Business Today reports that the regulations set the minimum monthly salaries an employer can pay a domestic worker in every major town, compulsory weekly off days and overtime compensation.
Labour Cabinet Secretary Raychelle Omamo has in a legal notice granted domestic workers in Nairobi a 12% pay increase, effectively pushing their monthly salary to Ksh10,954 from Ksh9,781 last year.
The workers are also allowed a mandatory weekly 48- hour break. Failure to grant the break leaves the employer with the punitive option of paying the househelp at the rate of Ksh527 per day or an additional Ksh4,216 a month.
That, together with the basic salary of Ksh10,954, means domestic workers who do not get two days off a week will earn not less than Ksh15,170 a month – nearly matching the pay of many low-cadre workers in government and the private sector.
These rates also apply to those working in Kisumu and Mombasa while those in other urban centres will be required to get Ksh10,107 monthly. An employer who contravenes the new rules risks serving a jail term of three months or a fine of Ksh50,000 or both.

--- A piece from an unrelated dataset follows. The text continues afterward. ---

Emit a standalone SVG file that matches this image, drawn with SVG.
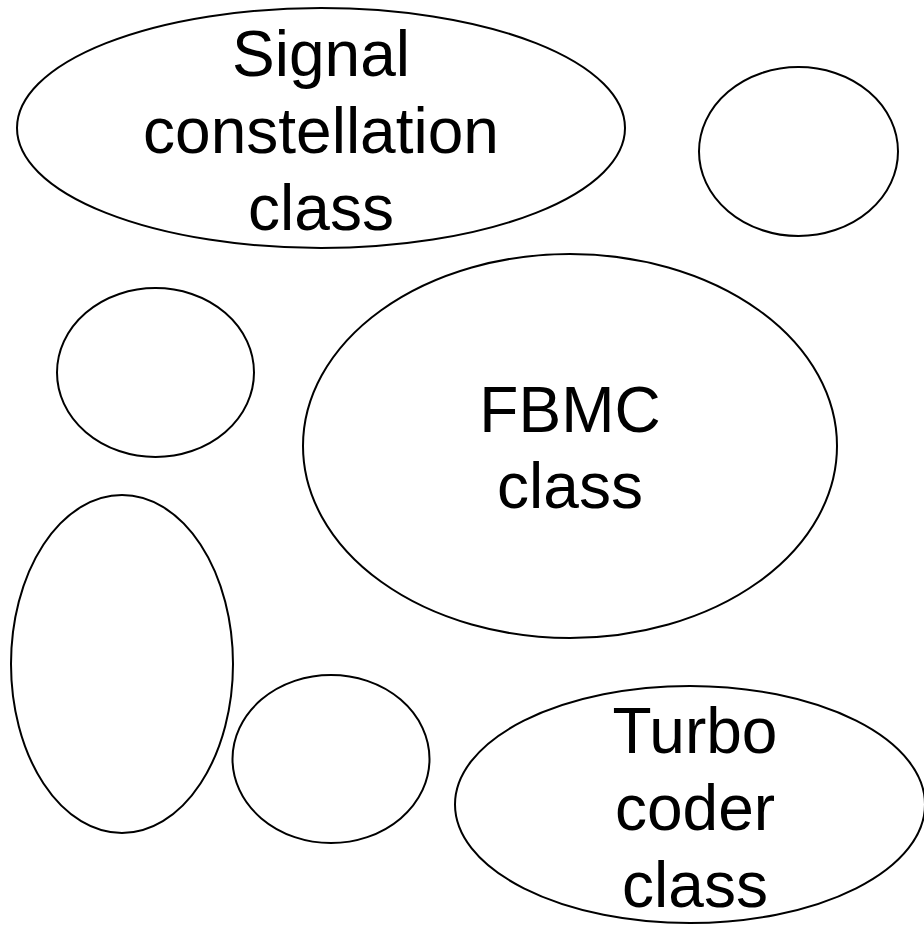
<svg xmlns="http://www.w3.org/2000/svg" width="924" height="926" viewBox="0 0 924 926">
<style>
.n{fill:#fff;stroke:#000;stroke-width:2}
.t{font-family:"Liberation Sans",Arial,sans-serif;font-size:64px;fill:#000;text-anchor:middle}
</style>
<rect width="924" height="926" fill="#fff"/>
<g id="connectors"></g>
<g id="signal">
<ellipse class="n" cx="321" cy="128" rx="304" ry="120"/>
<text class="t" x="321" y="76">Signal</text>
<text class="t" x="321" y="153">constellation</text>
<text class="t" x="321" y="230">class</text>
</g>
<g id="circle-top-right"><ellipse class="n" cx="798.5" cy="151.5" rx="99.5" ry="84.5"/></g>
<g id="circle-left"><ellipse class="n" cx="155.5" cy="372.5" rx="98.5" ry="84.5"/></g>
<g id="fbmc">
<ellipse class="n" cx="570" cy="446" rx="267" ry="192"/>
<text class="t" x="570" y="432">FBMC</text>
<text class="t" x="570" y="508">class</text>
</g>
<g id="tall-ellipse"><ellipse class="n" cx="122" cy="664" rx="111" ry="169"/></g>
<g id="circle-bottom"><ellipse class="n" cx="331" cy="759" rx="98.5" ry="84"/></g>
<g id="turbo">
<ellipse class="n" cx="690" cy="804.5" rx="235" ry="118.5"/>
<text class="t" x="695" y="753">Turbo</text>
<text class="t" x="695" y="830">coder</text>
<text class="t" x="695" y="907">class</text>
</g>
</svg>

Regulations setting minimum pay for domestic workers were introduced in 2011 to align the country with the stringent International Labour Organisation (ILO) proposals, aimed at improving the working conditions for those employed in the informal economy.
Most households pay domestic workers between Ksh3 and Ksh5,000. The bulk of the workers are drawn from rural areas and have only basic education or are illiterate. Employers will also be required to make contributions to the statutory pension (NSSF) scheme and medical cover (NHIF) of Ksh200 and ksh400 per month respectively.